J’arrive devant « Chez Jenny » en ce 16 août et, mauvaise surprise, je m’aperçois que ce restaurant est également fermé. Il y a des travaux. Je m’informe auprès d’une échoppe voisine où j’apprends que la fermeture est définitive. Jenny a été vendu. Jenny deviendra bientôt “le bouillon République”. La brasserie et l’immeuble voisin ont été achetés par les trois frères Moussié, Pierre, Guillaume et Richard, originaires d’Aurillac. Les Auvergnats chassent les Alsaciens !
Les frangins, très entreprenants dans l’hôtellerie et la restauration, ont déjà expérimenté avec grand succès la formule du « bouillon » dans leur établissement installé à Pigalle. Le « bouillon », c’est un restaurant populaire, au service sans fioritures, servant de la nourriture simple pour un prix modique. Le plus vieux « bouillon » parisien encore en activité (fondé en 1896) est le célèbre « bouillon Chartier » de la rue du Faubourg-Montmartre.
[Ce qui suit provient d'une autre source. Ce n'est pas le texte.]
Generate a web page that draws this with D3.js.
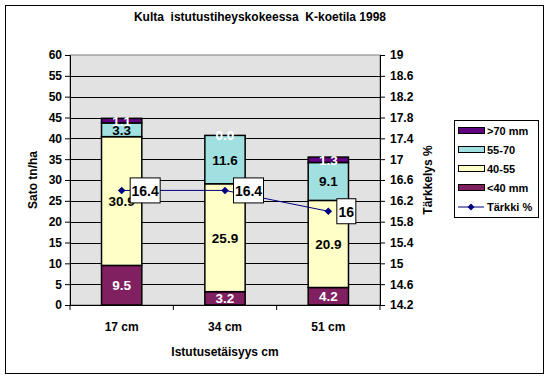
<!DOCTYPE html>
<html>
<head>
<meta charset="utf-8">
<script src="https://cdn.jsdelivr.net/npm/d3@7"></script>
<style>
  body { margin: 0; background: #fff; }
  text { font-family: Arial, "Liberation Sans", sans-serif; font-weight: bold; }
</style>
</head>
<body>
<div id="chart"></div>
<script>
// data
var spacings = ["17 cm", "34 cm", "51 cm"];
var lt40 = [9.5, 3.2, 4.2];
var s40_55 = [30.9, 25.9, 20.9];
var s55_70 = [3.3, 11.6, 9.1];
var gt70 = [1.1, 0.0, 1.3];
var starch = [16.4, 16.4, 16];
var leftTicks = [0, 5, 10, 15, 20, 25, 30, 35, 40, 45, 50, 55, 60];
var rightTicks = [14.2, 14.6, 15, 15.4, 15.8, 16.2, 16.6, 17, 17.4, 17.8, 18.2, 18.6, 19];

var W = 549, H = 380;
var m = {left: 70, right: 169, top: 55, bottom: 75};
var pw = W - m.left - m.right, ph = H - m.top - m.bottom;

var series = [
  {key: "lt40", name: "<40 mm", color: "#802060", text: "#fff"},
  {key: "s40_55", name: "40-55", color: "#ffffc8", text: "#000"},
  {key: "s55_70", name: "55-70", color: "#a0e0e0", text: "#000"},
  {key: "gt70", name: ">70 mm", color: "#600080", text: "#fff"}
];
var rows = spacings.map(function(c, i) {
  return {cat: c, lt40: lt40[i], s40_55: s40_55[i], s55_70: s55_70[i], gt70: gt70[i]};
});

var svg = d3.select("#chart").append("svg").attr("width", W).attr("height", H);
svg.append("rect").attr("x", 5.5).attr("y", 5.5).attr("width", 538).attr("height", 368)
  .attr("fill", "#fff").attr("stroke", "#000");

svg.append("text").attr("x", 260).attr("y", 21).attr("text-anchor", "middle")
  .style("font-size", "12px").style("white-space", "pre")
  .text("Kulta  istutustiheyskokeessa  K-koetila 1998");

var g = svg.append("g").attr("transform", "translate(" + m.left + "," + m.top + ")");

var x = d3.scaleBand().domain(spacings).range([0, pw]).paddingInner(0.61).paddingOuter(0.305);
var xb = d3.scaleBand().domain(spacings).range([0, pw]);
var y = d3.scaleLinear().domain([0, 60]).range([ph, 0]);
var y2 = d3.scaleLinear().domain([14.2, 19]).range([ph, 0]);

g.append("rect").attr("width", pw).attr("height", ph).attr("fill", "#e2e2e2")
  .attr("stroke", "#808080");

g.selectAll(".grid").data(leftTicks.slice(1, -1)).enter().append("line")
  .attr("x1", 0).attr("x2", pw)
  .attr("y1", function(d) { return Math.round(y(d)) + 0.5; })
  .attr("y2", function(d) { return Math.round(y(d)) + 0.5; })
  .attr("stroke", "#000");

// stacked bars
var stack = d3.stack().keys(series.map(function(s) { return s.key; }));
var layers = stack(rows);
layers.forEach(function(layer, li) {
  var s = series[li];
  g.selectAll(".seg" + li).data(layer).enter().append("rect")
    .attr("x", function(d) { return x(d.data.cat); })
    .attr("y", function(d) { return y(d[1]); })
    .attr("width", x.bandwidth())
    .attr("height", function(d) { return y(d[0]) - y(d[1]); })
    .attr("fill", s.color).attr("stroke", "#000").attr("stroke-width", 1.5);
});
layers.forEach(function(layer, li) {
  var s = series[li];
  g.selectAll(".lab" + li).data(layer).enter().append("text")
    .attr("x", function(d) { return x(d.data.cat) + x.bandwidth() / 2; })
    .attr("y", function(d) { return y((d[0] + d[1]) / 2) + 5; })
    .attr("text-anchor", "middle").style("font-size", "13.5px")
    .attr("fill", s.text)
    .text(function(d) { return d3.format(".1f")(d[1] - d[0]); });
});

// axes
var yAxis = g.append("g").call(d3.axisLeft(y).tickValues(leftTicks).tickSize(5).tickPadding(3));
var yAxis2 = g.append("g").attr("transform", "translate(" + pw + ",0)")
  .call(d3.axisRight(y2).tickValues(rightTicks).tickSize(5).tickPadding(5).tickFormat(d3.format("")));
var xAxis = g.append("g").attr("transform", "translate(0," + ph + ")")
  .call(d3.axisBottom(xb).tickSize(0).tickPadding(17));
[yAxis, yAxis2, xAxis].forEach(function(a) {
  a.selectAll("path").attr("stroke", "#000");
  a.selectAll("line").attr("stroke", "#000");
  a.selectAll("text").attr("fill", "#000").style("font-size", "12px");
  a.attr("font-family", null);
});
xAxis.selectAll(".sep").data([0, 1, 2, 3]).enter().append("line")
  .attr("x1", function(d) { return d * xb.bandwidth(); })
  .attr("x2", function(d) { return d * xb.bandwidth(); })
  .attr("y1", 0).attr("y2", 5).attr("stroke", "#000");

// starch line
var line = d3.line()
  .x(function(d, i) { return x(spacings[i]) + x.bandwidth() / 2; })
  .y(function(d) { return y2(d); });
g.append("path").datum(starch).attr("d", line).attr("fill", "none")
  .attr("stroke", "#000080").attr("stroke-width", 1);
var diamond = d3.symbol().type(d3.symbolDiamond2).size(36);
g.selectAll(".mk").data(starch).enter().append("path")
  .attr("d", diamond).attr("fill", "#000080")
  .attr("transform", function(d, i) {
    return "translate(" + (x(spacings[i]) + x.bandwidth() / 2) + "," + y2(d) + ")";
  });
var lbl = g.selectAll(".sl").data(starch).enter().append("g")
  .attr("transform", function(d, i) {
    return "translate(" + (x(spacings[i]) + x.bandwidth() / 2 + 8) + "," + y2(d) + ")";
  });
lbl.append("rect")
  .attr("x", 0.5).attr("y", -12.5)
  .attr("width", function(d) { return String(d).length > 2 ? 30 : 19; })
  .attr("height", 25).attr("fill", "#fff").attr("stroke", "#000");
lbl.append("text")
  .attr("x", function(d) { return String(d).length > 2 ? 15.5 : 10; })
  .attr("y", 5.5).attr("text-anchor", "middle").style("font-size", "14px")
  .text(function(d) { return d; });

// axis titles
svg.append("text").attr("transform", "translate(37,180) rotate(-90)")
  .attr("text-anchor", "middle").style("font-size", "12px").text("Sato tn/ha");
svg.append("text").attr("transform", "translate(432,180) rotate(-90)")
  .attr("text-anchor", "middle").style("font-size", "12px").text("Tärkkelys %");
svg.append("text").attr("x", 225).attr("y", 356)
  .attr("text-anchor", "middle").style("font-size", "12px").text("Istutusetäisyys cm");

// legend
var leg = svg.append("g").attr("transform", "translate(454,120)");
leg.append("rect").attr("x", 0.5).attr("y", 0.5).attr("width", 84).attr("height", 97)
  .attr("fill", "#fff").attr("stroke", "#000");
var legItems = series.slice().reverse();
legItems.forEach(function(s, i) {
  var cy = 11 + i * 19;
  leg.append("rect").attr("x", 4.5).attr("y", cy - 3.5).attr("width", 26).attr("height", 6)
    .attr("fill", s.color).attr("stroke", "#000");
  leg.append("text").attr("x", 33).attr("y", cy + 4).style("font-size", "11px").text(s.name);
});
var ly = 11 + 4 * 19;
leg.append("line").attr("x1", 4).attr("x2", 30).attr("y1", ly).attr("y2", ly).attr("stroke", "#000080");
leg.append("path").attr("d", d3.symbol().type(d3.symbolDiamond2).size(30)).attr("fill", "#000080")
  .attr("transform", "translate(17," + ly + ")");
leg.append("text").attr("x", 33).attr("y", ly + 4).style("font-size", "11px").text("Tärkki %");
</script>
</body>
</html>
Le décor de Jenny, alsacien à l’extrême, a été démantibulé et vendu aux enchères fin juin : les tableaux en marqueterie de bois par Charles Spindler, la grande sculpture alsacienne par Pierre Meyer, les grands panneaux alsaciens par Marcel Derulle, les luminaires, des jardinières et les bars de la Maison Coquillard, de la vaisselle typique et de la faïence de Sarreguemines, des verreries du Rhin.
Le restaurant Jenny étant en dehors d’un secteur où le patrimoine est protégé, il était difficile de réclamer la préservation de la décoration intérieure, pourtant unique en son genre à Paris. Il ne semble pas d’ailleurs que la mairie de madame Hidalgo ou le ministère de la Culture se soient précipités pour empêcher le massacre. Ironie contemporaine : on détruit les vieux décors authentiques pendant des cafés ou des restaurants tout neufs font fabriquer des simulacres en toc de troquets patinés.
« Chez Jenny » avait été fondé en 1932 par Robert Jenny, un restaurateur strasbourgeois qui avait débarqué l’année précédente de son Alsace natale en parlant à peine le français. Robert avait fait ses armes parisiennes en ouvrant une « winstub » (bar à vins et à bières) dans un pavillon de l’exposition coloniale de 1931, porte Dorée. Quelque chose me dit qu’on n’est pas près de revoir une exposition coloniale de sitôt. Ce n’est plus dans l’air du temps. La «winstub» est un gros succès qui permet à Robert Jenny d’acheter un estaminet boulevard du Temple. « Chez Jenny » est né. Mais Robert se languit de son Alsace. Il regagne ses pénates deux ans plus tard et vend sa brasserie à un restaurateur de Colmar. On passe du bas au haut Rhin, mais on reste entre Alsaciens. Plus tard, l’établissement changera plusieurs fois de propriétaires.
Ces dernières années, le quartier se transforme et Jenny est mal situé près de cette place qui attire des manifestations de plus en plus nombreuses et parfois les violences. Pendant presque deux ans, les « gilets jaunes » forcent les commerçants du quartier à fermer et à se barricader presque chaque samedi. Jenny est exposé, comme les autres. Les rassemblements syndicaux contre la réforme des retraites passent aussi, semaine après semaine, sur le boulevard du Temple entre Bastille et République, devant la devanture du restaurant alsacien. La clientèle, plutôt bourgeoise, déserte l’enseigne. Le chiffre d’affaires dégringole. Trop de personnel à payer. La vente a lieu avant le confinement. Pas besoin du Coronavirus pour donner l’estocade.
« Chez Jenny », c’est fini. Le « bouillon République » ouvrira bientôt. C’est ainsi que Jenny a bu le bouillon.